E tudo começa pelo morno e adocicado leite materno, farto de lactose. Ou pelo leite em pó, produzido e fabricado para suprir absolutamente todas as carências dos recém-chegados ao mundo dos açúcares. Mas é o próximo estágio no desenvolvimento palatal da criança o que mais assuta: a fase das papinhas.
Felizmente, foi mais fácil que mamão com açúcar e nada parecia causar mais excitação nela do que saborear uma fruta madura e esmagadinha, entregue a colheradas numa boquinha ávida por novas experiências. O problema, mesmo, foi introduzir qualquer outro tipo de comida que não fosse tão doce.

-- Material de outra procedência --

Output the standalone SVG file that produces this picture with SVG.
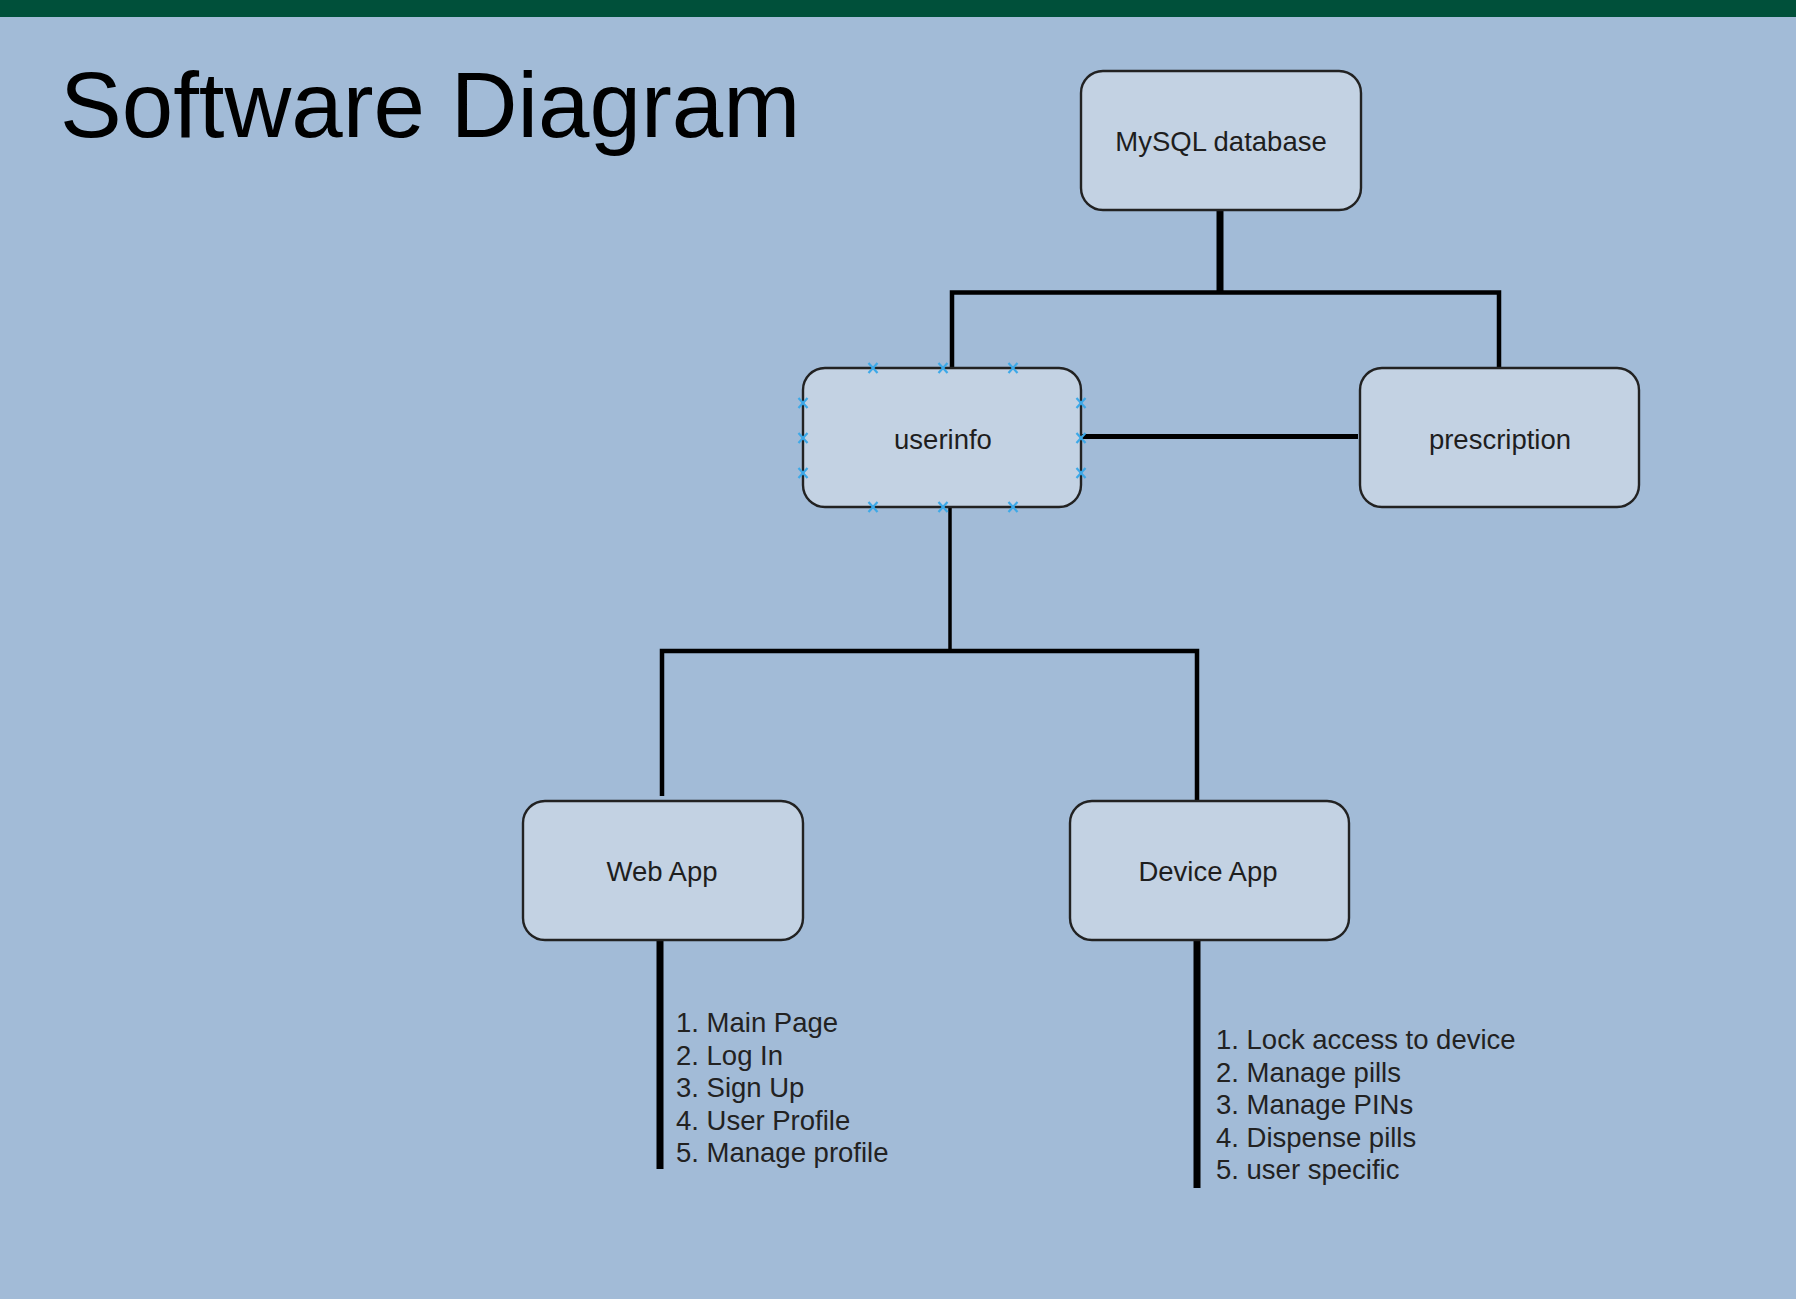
<svg xmlns="http://www.w3.org/2000/svg" width="1796" height="1299" viewBox="0 0 1796 1299">
<defs>
<style>
.node rect{fill:#C3D2E3;stroke:#222;stroke-width:2.4}
.lbl{font-family:"Liberation Sans",Arial,sans-serif;font-size:27.5px;fill:#1e1e1e;text-anchor:middle}
.list{font-family:"Liberation Sans",Arial,sans-serif;font-size:27.5px;fill:#222}
.conn{stroke:#000;fill:none;stroke-linecap:butt}
.pt{stroke:#3DA9E8;stroke-width:2.2;fill:none}
</style>
<path id="xm" d="M-4.5,-5 L4.5,5 M-4.5,5 L4.5,-5"/>
</defs>
<rect x="0" y="0" width="1796" height="1299" fill="#A2BBD7"/>
<rect x="0" y="0" width="1796" height="17" fill="#00503A"/>
<text x="60" y="137" font-family="'Liberation Sans',Arial,sans-serif" font-size="92.5" fill="#000">Software Diagram</text>

<g id="connectors" class="conn">
<line x1="1220" y1="210" x2="1220" y2="294" stroke-width="7"/>
<polyline points="952,368 952,292.5 1499,292.5 1499,368" stroke-width="4.5"/>
<line x1="1081" y1="436.5" x2="1358" y2="436.5" stroke-width="5"/>
<line x1="950" y1="507" x2="950" y2="652" stroke-width="3.5"/>
<polyline points="662,796 662,651 1197,651 1197,801" stroke-width="4.5"/>
<line x1="660" y1="940" x2="660" y2="1169" stroke-width="7"/>
<line x1="1197" y1="940" x2="1197" y2="1188" stroke-width="7"/>
</g>

<g id="node-mysql" class="node">
<rect x="1081" y="71" width="280" height="139" rx="22"/>
<text class="lbl" x="1221" y="151">MySQL database</text>
</g>
<g id="node-userinfo" class="node">
<rect x="803" y="368" width="278" height="139" rx="22"/>
<text class="lbl" x="943" y="449">userinfo</text>
<g class="pt">
<use href="#xm" x="873" y="368"/><use href="#xm" x="943" y="368"/><use href="#xm" x="1013" y="368"/>
<use href="#xm" x="873" y="507"/><use href="#xm" x="943" y="507"/><use href="#xm" x="1013" y="507"/>
<use href="#xm" x="803" y="403"/><use href="#xm" x="803" y="438"/><use href="#xm" x="803" y="473"/>
<use href="#xm" x="1081" y="403"/><use href="#xm" x="1081" y="438"/><use href="#xm" x="1081" y="473"/>
</g>
</g>
<g id="node-prescription" class="node">
<rect x="1360" y="368" width="279" height="139" rx="22"/>
<text class="lbl" x="1500" y="449">prescription</text>
</g>
<g id="node-webapp" class="node">
<rect x="523" y="801" width="280" height="139" rx="22"/>
<text class="lbl" x="662" y="881">Web App</text>
</g>
<g id="node-deviceapp" class="node">
<rect x="1070" y="801" width="279" height="139" rx="22"/>
<text class="lbl" x="1208" y="881">Device App</text>
</g>

<g id="list-webapp" class="list">
<text x="676" y="1032">1. Main Page</text>
<text x="676" y="1065">2. Log In</text>
<text x="676" y="1097">3. Sign Up</text>
<text x="676" y="1130">4. User Profile</text>
<text x="676" y="1162">5. Manage profile</text>
</g>
<g id="list-deviceapp" class="list">
<text x="1216" y="1049">1. Lock access to device</text>
<text x="1216" y="1082">2. Manage pills</text>
<text x="1216" y="1114">3. Manage PINs</text>
<text x="1216" y="1147">4. Dispense pills</text>
<text x="1216" y="1179">5. user specific</text>
</g>
</svg>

E eu tentei de tudo com a minha filha, desde mingau de arroz, purê de batata, sopa de cenoura, até os mal-cheirosos produtos industrializados para bebês. Ela simplesmente rejeitava qualquer coisa salgada.
Mas, numa inesperada janta em família, a minha menina acabou provando um pouco do nhoque que os pais comiam e, a partir de então, passou a quase “comer” qualquer refeição que também estivéssemos compartilhando. Quase porque ela bem que tentava morder e quebrar o alimento, mas faltavam os dentes e sobravam caretas para concluir, sofregamente, tal tarefa. Onze meses e a minha filha continuava tão banguela quanto quando tinha nascido, e eu continuava dando bolachinhas (inclusive recheadas com chocolate belga), para fazê-la praticar o exercício da mastigação.
Mas, numa inesperada conversa pelo Skype com a família, minha mãe perguntou o que ela estava comendo, sentada no chão, debaixo da mesa com tampo de vidro da sala de jantar. Naquele momento, ao sentir uma saliência cortante na não-mais-tão lisa gengiva inferior, eu sabia.
Sabia que ela estava ficando pronta para saciar, com plenitude e destreza, seu desejo ancestral por doce.
E assim despontou o primeiro dente de leite da minha filha. E tenho minhas suspeitas que é o sweet tooth.